China Beefs Up Liquidity Support for Small Banks
China’s central bank will hand out 300 billion yuan ($43.4 billion) in rediscount and standing lending facility (SLF) quotas to support lending by smaller banks, the bank said Friday. It was part of a series of moves to ease liquidity concerns on the interbank market and calm market jitters.
The People’s Bank of China (PBOC) will increase the rediscount quota by 200 billion yuan and the SLF quota by 100 billion yuan, it said. The central bank will also accept interbank certificates of deposit (CDs) and bank bills as collateral from small and medium-sized banks for liquidity support, it said in a statement on its website.
The moves are intended to provide support specifically targeting small and medium-sized banks and restore market confidence, analysts said.

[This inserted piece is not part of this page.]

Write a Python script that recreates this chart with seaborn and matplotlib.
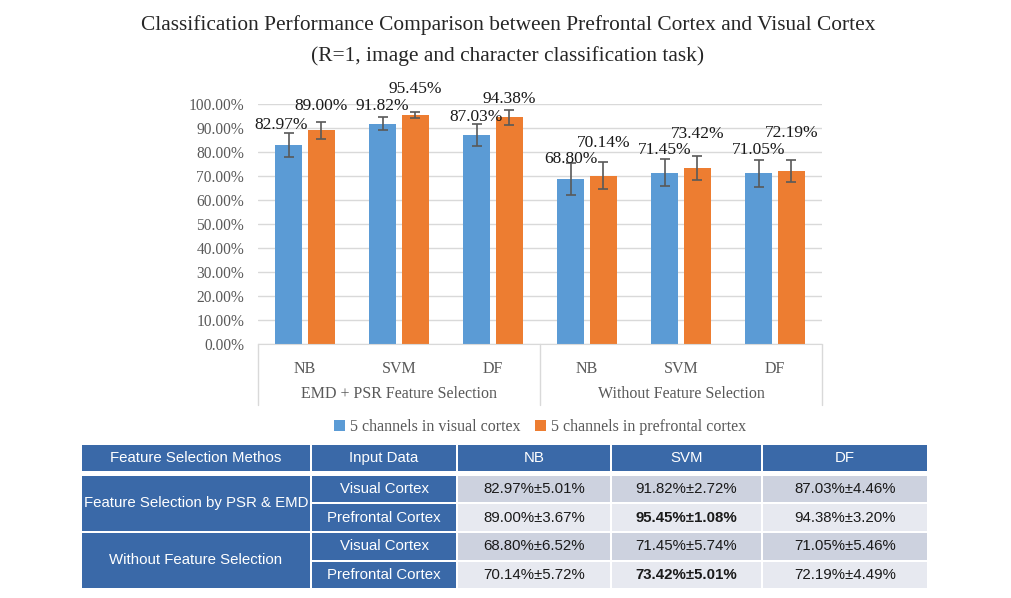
import numpy as np
import pandas as pd
import seaborn as sns
import matplotlib.pyplot as plt
from matplotlib.patches import Rectangle

# Daten
classifiers = ["NB", "SVM", "DF"]
methods = ["EMD + PSR Feature Selection", "Without Feature Selection"]
series = ["5 channels in visual cortex", "5 channels in prefrontal cortex"]

visual_mean = [82.97, 91.82, 87.03, 68.80, 71.45, 71.05]
visual_std = [5.01, 2.72, 4.46, 6.52, 5.74, 5.46]
prefrontal_mean = [89.00, 95.45, 94.38, 70.14, 73.42, 72.19]
prefrontal_std = [3.67, 1.08, 3.20, 5.72, 5.01, 4.49]

# Tabelle
table_header = ["Feature Selection Methos", "Input Data", "NB", "SVM", "DF"]
table_methods = ["Feature Selection by PSR & EMD", "Without Feature Selection"]
table_inputs = ["Visual Cortex", "Prefrontal Cortex"]

blue = "#5B9BD5"
orange = "#ED7D31"
W, H = 1011, 598

rows = []
for i in range(6):
    cat = f"{i}"
    rows.append({"cat": cat, "series": series[0], "value": visual_mean[i] / 100, "std": visual_std[i] / 100})
    rows.append({"cat": cat, "series": series[1], "value": prefrontal_mean[i] / 100, "std": prefrontal_std[i] / 100})
df = pd.DataFrame(rows)

sns.set_style("white")
plt.rcParams["font.family"] = ["Liberation Serif", "DejaVu Serif"]

fig = plt.figure(figsize=(W / 100, H / 100), dpi=100)
ax = fig.add_axes([258 / W, (H - 344) / H, 564 / W, 240 / H])

sns.barplot(data=df, x="cat", y="value", hue="series", palette=[blue, orange], saturation=1,
            width=0.7, gap=0.2, errorbar=None, ax=ax, legend=True, linewidth=0)
bar_containers = list(ax.containers)

# Fehlerbalken an den Balkenmitten
for k, container in enumerate(bar_containers):
    stds = visual_std if k == 0 else prefrontal_std
    means = visual_mean if k == 0 else prefrontal_mean
    xs = [p.get_x() + p.get_width() / 2 for p in container.patches]
    ax.errorbar(xs, [m / 100 for m in means], yerr=[s / 100 for s in stds], fmt="none",
                ecolor="#595959", elinewidth=1.2, capsize=3.5, capthick=1.2, zorder=5)

# Datenbeschriftungen (Abstand ueber dem Balken in Pixeln)
label_offset = [[20, 24], [18, 26], [18, 18], [20, 33], [23, 34], [23, 38]]
for k, container in enumerate(bar_containers):
    means = visual_mean if k == 0 else prefrontal_mean
    for i, p in enumerate(container.patches):
        dx = -5 if (k == 0 and i == 0) else 0
        ax.annotate(f"{means[i]:.2f}%", (p.get_x() + p.get_width() / 2, means[i] / 100),
                    xytext=(dx, label_offset[i][k] * 0.72), textcoords="offset points",
                    ha="center", va="center", fontsize=12.5, color="#1a1a1a", zorder=6)

ax.set_ylim(0, 1.0)
ax.set_xlim(-0.5, 5.5)
ax.set_yticks(np.arange(0, 1.01, 0.1))
ax.set_yticklabels([f"{v * 100:.2f}%" for v in np.arange(0, 1.01, 0.1)], fontsize=11.2, color="#595959")
ax.yaxis.grid(True, color="#D9D9D9", linewidth=1)
ax.set_axisbelow(True)
for s in ["top", "right", "left"]:
    ax.spines[s].set_visible(False)
ax.spines["bottom"].set_color("#D9D9D9")
ax.tick_params(axis="y", length=0, pad=10)
ax.tick_params(axis="x", length=0, pad=12)
ax.set_xticks(range(6))
ax.set_xticklabels(classifiers * 2, fontsize=11.5, color="#595959")
ax.set_xlabel("")
ax.set_ylabel("")

# zweite Ebene der x-Achse
trans = ax.get_xaxis_transform()
for xb in [-0.5, 2.5, 5.5]:
    ax.plot([xb, xb], [0, -61 / 240], transform=trans, color="#D9D9D9", lw=1, clip_on=False)
for j, m in enumerate(methods):
    ax.text(1 + 3 * j, -50 / 240, m, transform=trans, ha="center", va="center",
            fontsize=11.5, color="#595959")

handles, labels = ax.get_legend_handles_labels()
ax.legend(handles, labels, loc="center", bbox_to_anchor=(0.5, -83 / 240), ncol=2, frameon=False,
          fontsize=11.5, handlelength=0.7, handleheight=0.7, handletextpad=0.3, columnspacing=0.9,
          labelcolor="#595959")

fig.text(508 / W, 1 - 25 / H, "Classification Performance Comparison between Prefrontal Cortex and Visual Cortex",
         ha="center", va="center", fontsize=15.4)
fig.text(508 / W, 1 - 56 / H, "(R=1, image and character classification task)",
         ha="center", va="center", fontsize=15.4)

# Tabelle in Pixelkoordinaten
tax = fig.add_axes([0, 0, 1, 1])
tax.set_xlim(0, W)
tax.set_ylim(H, 0)
tax.axis("off")

header_c = "#3A69A8"
dark_c = "#CDD2DF"
light_c = "#E7E9F0"
col_x = [(82, 310), (312, 456), (458, 610), (612, 761), (763, 927)]
row_y = [(476, 502), (504, 531), (533, 560), (562, 588)]
tfont = ["Liberation Sans", "DejaVu Sans"]


def cell(x0, x1, y0, y1, color, txt, tc, bold=False):
    tax.add_patch(Rectangle((x0, y0), x1 - x0, y1 - y0, facecolor=color, edgecolor="none"))
    tax.text((x0 + x1) / 2, (y0 + y1) / 2, txt, ha="center", va="center", fontsize=10.8,
             color=tc, family=tfont, fontweight="bold" if bold else "normal")


for c, h in enumerate(table_header):
    cell(col_x[c][0], col_x[c][1], 445, 471, header_c, h, "white")

means_all = [visual_mean, prefrontal_mean]
stds_all = [visual_std, prefrontal_std]
for g in range(2):
    y0 = row_y[2 * g][0]
    y1 = row_y[2 * g + 1][1]
    cell(col_x[0][0], col_x[0][1], y0, y1, header_c, table_methods[g], "white")
    for r in range(2):
        ry0, ry1 = row_y[2 * g + r]
        cell(col_x[1][0], col_x[1][1], ry0, ry1, header_c, table_inputs[r], "white")
        for c in range(3):
            i = 3 * g + c
            txt = f"{means_all[r][i]:.2f}%±{stds_all[r][i]:.2f}%"
            cell(col_x[c + 2][0], col_x[c + 2][1], ry0, ry1, dark_c if r == 0 else light_c,
                 txt, "#1a1a1a", bold=(r == 1 and c == 1))

fig.savefig("out.png", dpi=100)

Concerns over potential risks related to smaller banks have mounted since regulators took control of Baoshang Bank last month for a year, citing “severe credit risk” posed by the small Inner Mongolia bank.
As economic growth slows amid a protracted trade war with the Trump administration in Washington, China’s central bank has been pouring more liquidity into the financial system through the use of reverse repos, the medium-term lending facility and targeted medium-term lending facility, which help smooth out fluctuations in the market.

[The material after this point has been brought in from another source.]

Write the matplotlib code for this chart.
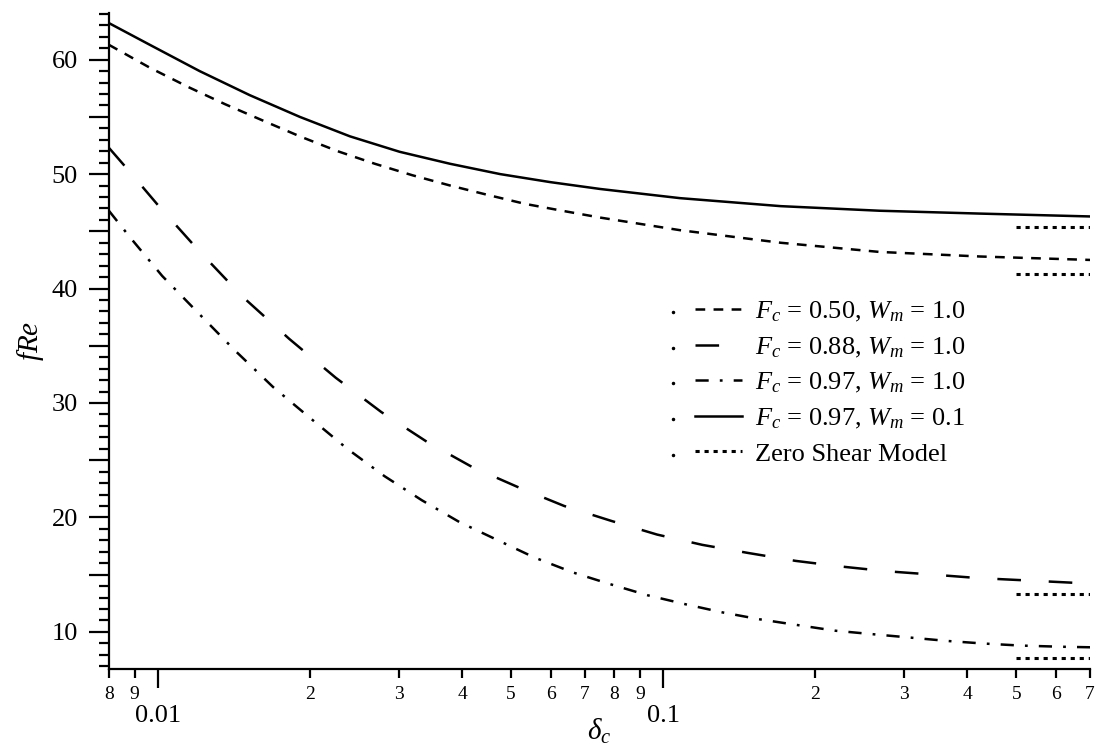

On Friday, the central bank pumped 100 billion yuan into the financial system through operations with 28-day reverse repos at an interest rate of 2.85% in an effort to maintain stable liquidity in the middle of the year when many small banks come under stress.
Although the central bank has said the Baoshang takeover was an isolated case, the move cast a chill over the interbank market for banks to borrow from each other, especially for smaller lenders bolstering liquidity.
Overall market liquidity has remained ample recently, but small and medium-sized banks are under pressure, said Li Qilin, chief economist of Lianxu Securities. Li said the central bank’s move is aimed at addressing the structural issue.
“The latest measure will help stabilize and restore market confidence,” said Wang Yifeng, chief banking analyst at Everbright Securities. “It sends signals that the central bank will not allow liquidity crisis and risk sentiment to spread.”
The interbank CD market for popular short-term debt instruments used by smaller lenders has remained sluggish since the Baoshang takeover. Actual issuance of CDs declined to less than half of the issuers’ planned borrowing in the few days after the takeover on May 24. Issuance has since recovered to about 60% of planned volume but is still significantly lower than the 85% rate before the takeover, data from China International Capital Corp. (CICC) showed.
To support small bank borrowing, the central bank earlier this week provided backing to CD issuance by Bank of Jinzhou, a small bank based in China’s northeastern Liaoning province, offering guarantees through a financing support tool called a Credit Risk Mitigation Warrant (CRMW).
Compared with tools like the medium term lending facility, the shorter-term SLF and rediscount quotas are more targeted tools and will steer funds to banks in need, Everbright’s Wang said. Banks must apply to the central bank to tap the quota.
The expanded collateral options will also help smaller banks reduce credit risks, said Gao Ruiding, chief analyst at Guotai Junan Securities.
The central bank set up the SLF in 2013, but the lending tool has been used only on a small scale, partly because of a lack of qualified collateral for small banks as well as their concern that applying for lending support might send unfavorable signals about their liquidity to the market, analysts said.
China reported increases in total social financing and bank lending in May, but demand for business credit remained sluggish and suggested the need for further policy easing, analysts said.
Major economic data released Friday also underscored the worrisome signs, with growth in industrial output slowing to a 17-year low and a further slowdown in both property and fixed-asset investment.